§ Task details
Reproduce all the lines exactly as they stand, apart from the pictures.

#### Data section ####

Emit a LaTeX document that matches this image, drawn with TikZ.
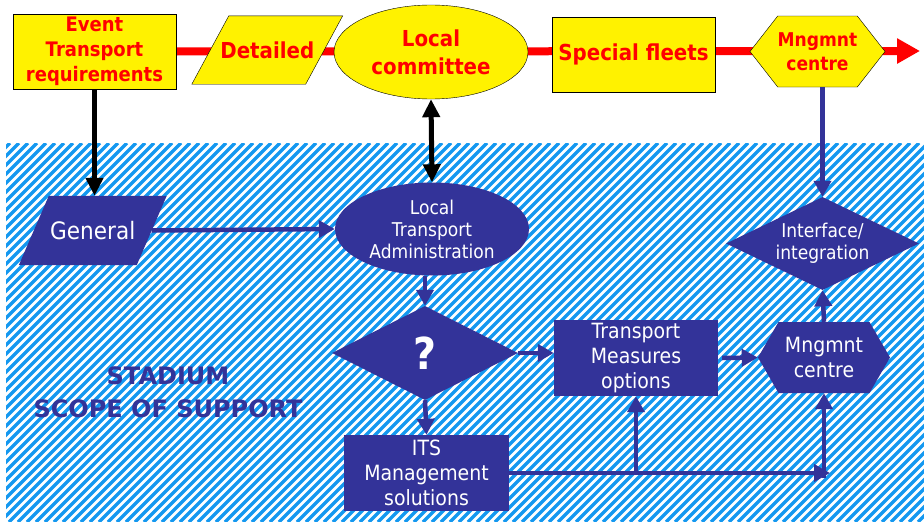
\documentclass[tikz,border=0pt]{standalone}
\usepackage{fontspec}
\setmainfont{DejaVu Sans}[FakeStretch=0.9]
\newfontfamily\heavyfont{DejaVu Sans}
\usepackage{tikz}
\usetikzlibrary{arrows.meta,shapes.geometric,shapes.symbols,positioning,backgrounds}
\definecolor{navy}{RGB}{51,51,153}
\definecolor{stripeblue}{RGB}{20,152,240}
\tikzset{
    topbox/.style={draw=black, fill=yellow, text=red, align=center, inner sep=0pt, font=\bfseries\fontsize{20}{25}\selectfont},
    topslant/.style={topbox, draw=none, fill=none},
    topoval/.style={topbox, ellipse},
    tophex/.style={topbox, signal, signal to=east and west},
    navybox/.style={fill=navy, text=white, align=center, inner sep=0pt, font=\fontsize{21}{25}\selectfont},
    navyslant/.style={navybox, fill=none},
    navyoval/.style={navybox, ellipse},
    navydiamond/.style={navybox, diamond, aspect=2},
    navyhex/.style={navybox, signal, signal to=east and west},
    redline/.style={-{Triangle[length=23pt, width=24pt]}, line width=8pt, red},
    blackarrow/.style={-{Triangle[length=18pt, width=17pt]}, line width=5pt, black},
    blackboth/.style={{Triangle[length=18pt, width=17pt]}-{Triangle[length=18pt, width=17pt]}, line width=5pt, black},
    bluearrow/.style={-{Triangle[length=16pt, width=17pt]}, line width=4.5pt, navy},
    stripe/.style={stripeblue, line width=3.3pt}
}
\begin{document}
\begin{tikzpicture}[x=1pt, y=-1pt]
    \useasboundingbox (0,0) rectangle (924,522);

    % top row
    \node[topbox, minimum width=163pt, minimum height=75pt] (ev) at (94.5,51.5) {Event\\Transport\\requirements};
    \node[topslant, minimum width=113.5pt, minimum height=68pt, font=\bfseries\fontsize{22}{26}\selectfont] (det) at (267.25,50) {Detailed};
    \node[topoval, minimum width=194pt, minimum height=94pt, font=\bfseries\fontsize{22}{28}\selectfont] (lc) at (431,52) {Local\\committee};
    \node[topbox, minimum width=163pt, minimum height=75pt, font=\bfseries\fontsize{22}{26}\selectfont] (sf) at (633.5,54.5) {Special fleets};
    \node[tophex, signal pointer angle=104, minimum width=131pt, minimum height=71pt, font=\bfseries\fontsize{19}{24}\selectfont] (mc1) at (817.5,51.5) {Mngmnt\\centre};
    \coordinate (redtip) at (920,51);

    % scope of support
    \node[navyslant, minimum width=117.5pt, minimum height=69pt, font=\fontsize{24}{28}\selectfont] (gen) at (92.75,230.5) {General};
    \node[navyoval, minimum width=194pt, minimum height=93pt, font=\fontsize{19}{22}\selectfont] (lta) at (432,229) {Local\\Transport\\Administration};
    \node[navydiamond, minimum width=186pt, minimum height=94pt, font=\bfseries\fontsize{44}{44}\selectfont] (q) at (425,353) {?};
    \node[navybox, minimum width=165pt, minimum height=76pt] (its) at (426.5,473) {ITS\\Management\\solutions};
    \node[navybox, minimum width=164pt, minimum height=76pt] (tm) at (636,358) {Transport\\Measures\\options};
    \node[navyhex, signal pointer angle=120, minimum width=132pt, minimum height=71pt] (mc2) at (824,357.5) {Mngmnt\\centre};
    \node[navydiamond, minimum width=193pt, minimum height=93pt, font=\fontsize{19}{22}\selectfont] (iface) at (822.5,243.5) {Interface/\\integration};
    \node[text=navy, align=center, font=\heavyfont\bfseries\fontsize{24}{33}\selectfont] (scope) at (168,392) {STADIUM\\SCOPE OF SUPPORT};

    \coordinate (b1) at (tm.south |- its.east);
    \coordinate (b2) at (mc2.south |- its.east);
    \coordinate (corner) at ([xshift=6pt]b2);

    \begin{scope}[on background layer]
        \begin{scope}
            \clip (6,143) rectangle (924,522);
            \foreach \k in {-44,...,104}
                \draw[stripe] (\k*9,522) -- ++(379,-379);
        \end{scope}
        \draw[redline] (ev.east) -- (redtip);
        % slanted boxes
        \filldraw[fill=yellow, draw=black] ([xshift=-18.5pt]det.south west) -- ([xshift=18.5pt]det.north west)
            -- ([xshift=18.5pt]det.north east) -- ([xshift=-18.5pt]det.south east) -- cycle;
        \fill[navy] ([xshift=-15pt]gen.south west) -- ([xshift=15pt]gen.north west)
            -- ([xshift=15pt]gen.north east) -- ([xshift=-15pt]gen.south east) -- cycle;
    \end{scope}

    \draw[blackarrow] (ev.south) -- (ev.south |- gen.north);
    \draw[blackboth] (lc.south) -- (lta.north);
    \draw[bluearrow] (iface.north |- mc1.south) -- (iface.north);
    \draw[bluearrow] (gen.east) -- (lta.west);
    \draw[bluearrow] (q.north |- lta.south) -- (q.north);
    \draw[bluearrow] (q.south) -- (its.north);
    \draw[bluearrow] (q.east) -- (q.east -| tm.west);
    \draw[bluearrow] ([xshift=4pt]tm.east) -- (mc2.west);
    \draw[bluearrow] (mc2.north) -- (iface.south);
    \draw[bluearrow] (its.east) -- (corner);
    \draw[bluearrow] (b1) -- (tm.south);
    \draw[bluearrow] ([yshift=-5pt]b2) -- (mc2.south);
\end{tikzpicture}
\end{document}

####

§ Reply
Emit a LaTeX document that matches this image, drawn with TikZ.
\documentclass[tikz,border=0pt]{standalone}
\usepackage{fontspec}
\setmainfont{DejaVu Sans}[FakeStretch=0.9]
\newfontfamily\heavyfont{DejaVu Sans}
\usepackage{tikz}
\usetikzlibrary{arrows.meta,shapes.geometric,shapes.symbols,positioning,backgrounds}
\definecolor{navy}{RGB}{51,51,153}
\definecolor{stripeblue}{RGB}{20,152,240}
\tikzset{
    topbox/.style={draw=black, fill=yellow, text=red, align=center, inner sep=0pt, font=\bfseries\fontsize{20}{25}\selectfont},
    topslant/.style={topbox, draw=none, fill=none},
    topoval/.style={topbox, ellipse},
    tophex/.style={topbox, signal, signal to=east and west},
    navybox/.style={fill=navy, text=white, align=center, inner sep=0pt, font=\fontsize{21}{25}\selectfont},
    navyslant/.style={navybox, fill=none},
    navyoval/.style={navybox, ellipse},
    navydiamond/.style={navybox, diamond, aspect=2},
    navyhex/.style={navybox, signal, signal to=east and west},
    redline/.style={-{Triangle[length=23pt, width=24pt]}, line width=8pt, red},
    blackarrow/.style={-{Triangle[length=18pt, width=17pt]}, line width=5pt, black},
    blackboth/.style={{Triangle[length=18pt, width=17pt]}-{Triangle[length=18pt, width=17pt]}, line width=5pt, black},
    bluearrow/.style={-{Triangle[length=16pt, width=17pt]}, line width=4.5pt, navy},
    stripe/.style={stripeblue, line width=3.3pt}
}
\begin{document}
\begin{tikzpicture}[x=1pt, y=-1pt]
    \useasboundingbox (0,0) rectangle (924,522);

    % top row
    \node[topbox, minimum width=163pt, minimum height=75pt] (ev) at (94.5,51.5) {Event\\Transport\\requirements};
    \node[topslant, minimum width=113.5pt, minimum height=68pt, font=\bfseries\fontsize{22}{26}\selectfont] (det) at (267.25,50) {Detailed};
    \node[topoval, minimum width=194pt, minimum height=94pt, font=\bfseries\fontsize{22}{28}\selectfont] (lc) at (431,52) {Local\\committee};
    \node[topbox, minimum width=163pt, minimum height=75pt, font=\bfseries\fontsize{22}{26}\selectfont] (sf) at (633.5,54.5) {Special fleets};
    \node[tophex, signal pointer angle=104, minimum width=131pt, minimum height=71pt, font=\bfseries\fontsize{19}{24}\selectfont] (mc1) at (817.5,51.5) {Mngmnt\\centre};
    \coordinate (redtip) at (920,51);

    % scope of support
    \node[navyslant, minimum width=117.5pt, minimum height=69pt, font=\fontsize{24}{28}\selectfont] (gen) at (92.75,230.5) {General};
    \node[navyoval, minimum width=194pt, minimum height=93pt, font=\fontsize{19}{22}\selectfont] (lta) at (432,229) {Local\\Transport\\Administration};
    \node[navydiamond, minimum width=186pt, minimum height=94pt, font=\bfseries\fontsize{44}{44}\selectfont] (q) at (425,353) {?};
    \node[navybox, minimum width=165pt, minimum height=76pt] (its) at (426.5,473) {ITS\\Management\\solutions};
    \node[navybox, minimum width=164pt, minimum height=76pt] (tm) at (636,358) {Transport\\Measures\\options};
    \node[navyhex, signal pointer angle=120, minimum width=132pt, minimum height=71pt] (mc2) at (824,357.5) {Mngmnt\\centre};
    \node[navydiamond, minimum width=193pt, minimum height=93pt, font=\fontsize{19}{22}\selectfont] (iface) at (822.5,243.5) {Interface/\\integration};
    \node[text=navy, align=center, font=\heavyfont\bfseries\fontsize{24}{33}\selectfont] (scope) at (168,392) {STADIUM\\SCOPE OF SUPPORT};

    \coordinate (b1) at (tm.south |- its.east);
    \coordinate (b2) at (mc2.south |- its.east);
    \coordinate (corner) at ([xshift=6pt]b2);

    \begin{scope}[on background layer]
        \begin{scope}
            \clip (6,143) rectangle (924,522);
            \foreach \k in {-44,...,104}
                \draw[stripe] (\k*9,522) -- ++(379,-379);
        \end{scope}
        \draw[redline] (ev.east) -- (redtip);
        % slanted boxes
        \filldraw[fill=yellow, draw=black] ([xshift=-18.5pt]det.south west) -- ([xshift=18.5pt]det.north west)
            -- ([xshift=18.5pt]det.north east) -- ([xshift=-18.5pt]det.south east) -- cycle;
        \fill[navy] ([xshift=-15pt]gen.south west) -- ([xshift=15pt]gen.north west)
            -- ([xshift=15pt]gen.north east) -- ([xshift=-15pt]gen.south east) -- cycle;
    \end{scope}

    \draw[blackarrow] (ev.south) -- (ev.south |- gen.north);
    \draw[blackboth] (lc.south) -- (lta.north);
    \draw[bluearrow] (iface.north |- mc1.south) -- (iface.north);
    \draw[bluearrow] (gen.east) -- (lta.west);
    \draw[bluearrow] (q.north |- lta.south) -- (q.north);
    \draw[bluearrow] (q.south) -- (its.north);
    \draw[bluearrow] (q.east) -- (q.east -| tm.west);
    \draw[bluearrow] ([xshift=4pt]tm.east) -- (mc2.west);
    \draw[bluearrow] (mc2.north) -- (iface.south);
    \draw[bluearrow] (its.east) -- (corner);
    \draw[bluearrow] (b1) -- (tm.south);
    \draw[bluearrow] ([yshift=-5pt]b2) -- (mc2.south);
\end{tikzpicture}
\end{document}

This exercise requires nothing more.